The Community Home Lenders Association authored an action plan that lays out transitional steps to reform Fannie Mae and Freddie Mac, preserve a government guarantee and protect taxpayers.
“Consumers’ access to credit is best served by a competitive mortgage market, with full participation by nonbanks and small banks,” said Scott Olson, CHLA’s Executive Director. “CHLA agrees that Fannie and Freddie should be reformed to protect taxpayers — but they should also maintain their key role as a cash window and should be in control of obtaining risk sharing to avoid the big banks controlling the market.”
The plan was released in response to concerns that some aspects of pending Congressional GSE proposals could promote market concentration and a return of Big Bank practices that contributed to the 2008 housing crisis.
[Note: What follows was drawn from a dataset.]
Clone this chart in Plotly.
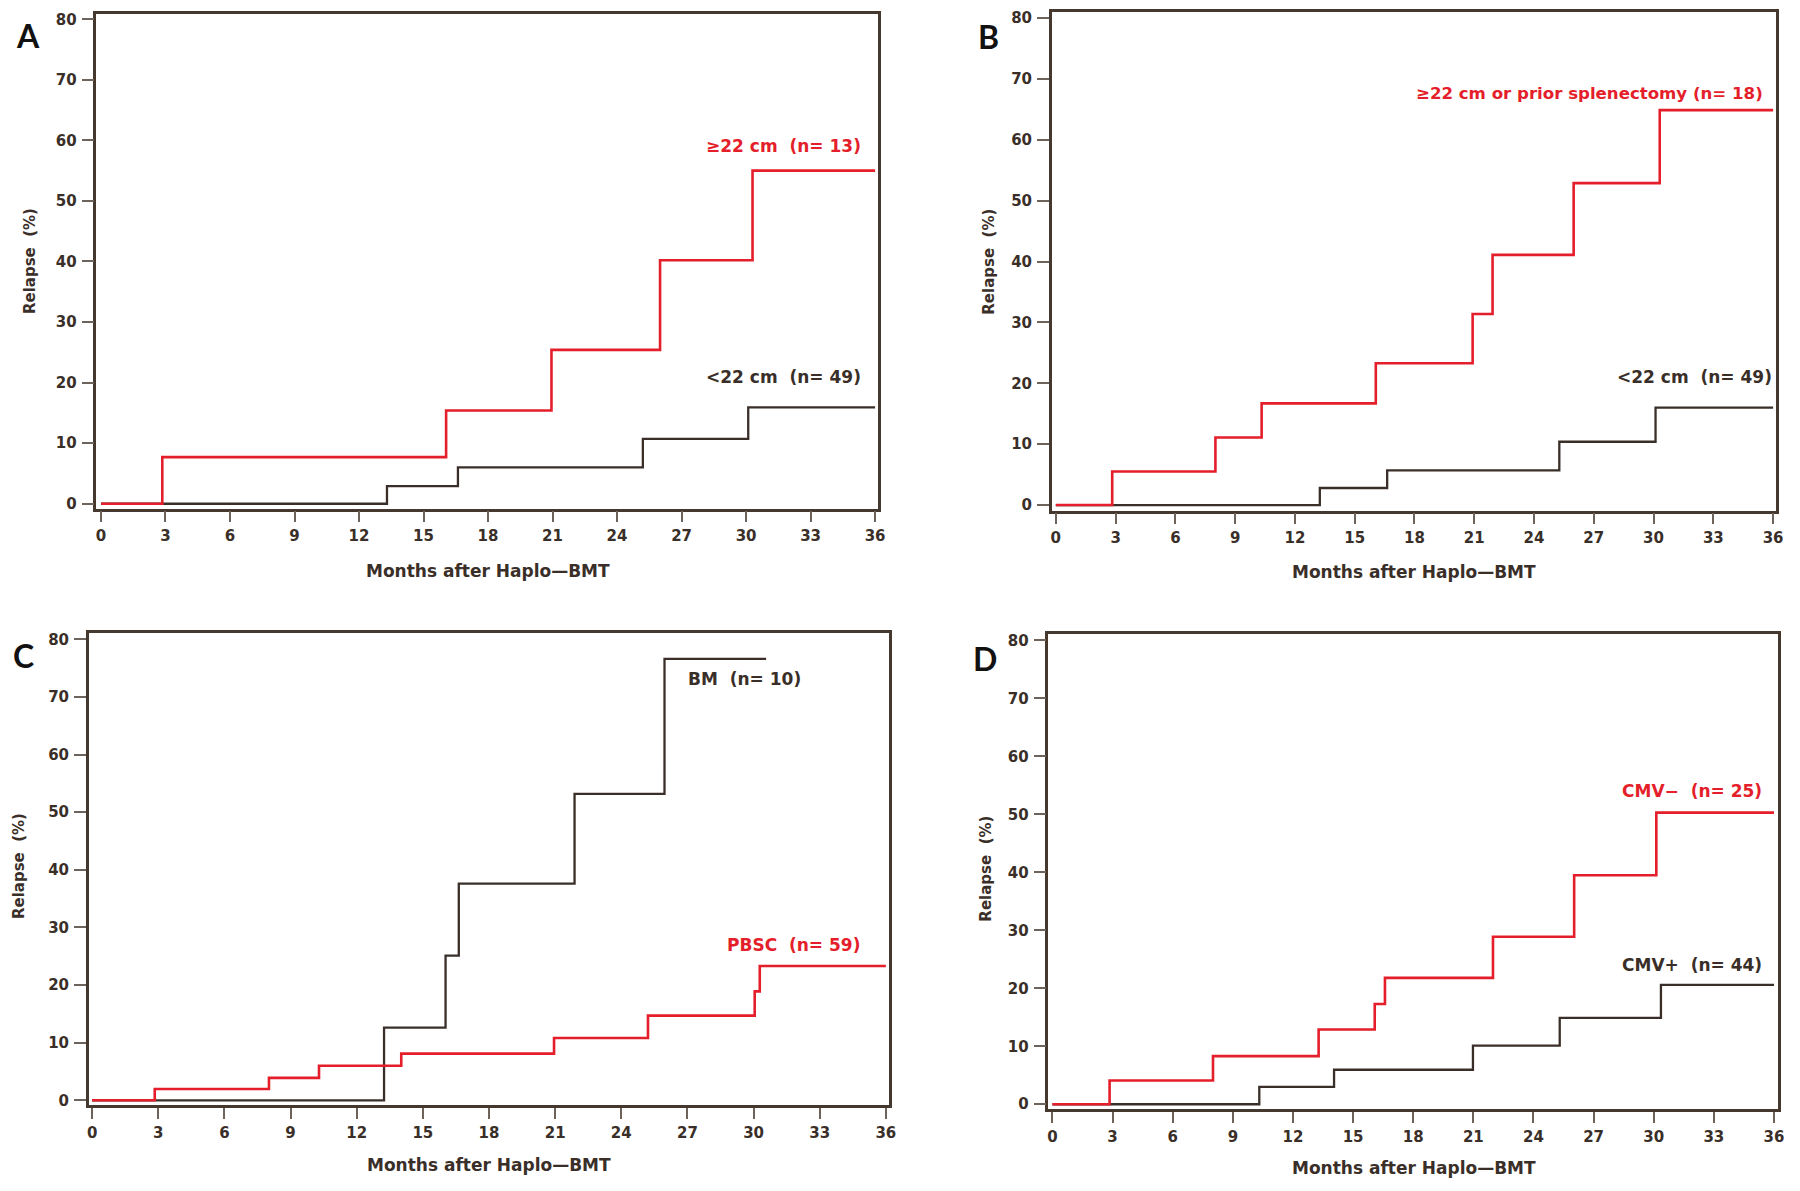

“The Community Home Lenders Association supports Congressional efforts to expand risk sharing pilots, develop a Common Securitization Platform, and stop g-fees from being used as a Congressional spending offset,“ he said. “But CHLA wants to make sure that any Preferred Stock Agreement limits do not undermine the GSEs’ role in providing a small lender cash window, and that up-front risk sharing is not used in a way that leads to a mortgage market dominated by the big banks.”
- The GSE profit sweep should end. Treasury should put profits into a Capitalization Reserve Account, to both provide a short-term loss reserve and a long-term capital source to ensure the GSEs’ continued critical role as a reliable cash window for smaller lenders.
- Congress should direct the FHFA to develop a plan to show how the GSEs could be recapitalized, and whether it recommends doing so.
- The GSEs should control “up-front” risk-sharing pilots, with protections against market concentration, including bans on volume discounts and bans on securities firms doing risk-sharing MBS from dealing preferentially with bank affiliates.
- FHFA should complete work on a common securitization platform and single security – but should not turn over the CSP (developed at taxpayer expense) to Too-Big-To-Fail bank/securities firms.
- The Federal Home Loan Banks should not use an explicit or implied taxpayer guarantee for MBS unless all mortgage lenders, including nonbanks, can participate on a non-discriminatory basis.
In recent years, nonbank lenders have significantly increased mortgage market share, as many banks have either exited the market or cut back on loans to lower income borrowers. CHLA’s GSE Action Plan reflects concerns that proposals to turn the Common Securitization Plan over to private firms or let banks use “up-front” risk sharing in an anti-competitive manner risks a return to the same big bank practices that led to the 2008 housing crisis.
A new component included in CHLA’s Action Plan is its recommendation that Congress direct the Federal Housing Finance Agency to present a GSE recapitalization plan to Congress no later than Sept. 6, 2016, the eight-year anniversary of the conservatorship of Fannie Mae and Freddie Mac.
CHLA says it believes that with Congress gridlocked on housing finance reform, FHFA should act where there is consensus on transitional steps — and it should develop more detailed recommendations on long-term reform, to help Congress in areas where there is not consensus. Other CHLA proposals — setting aside GSE profits, banning anti-competitive practices like volume discounts, and completing the Common Securitization Platform — reflect recommendations CHLA has previously made.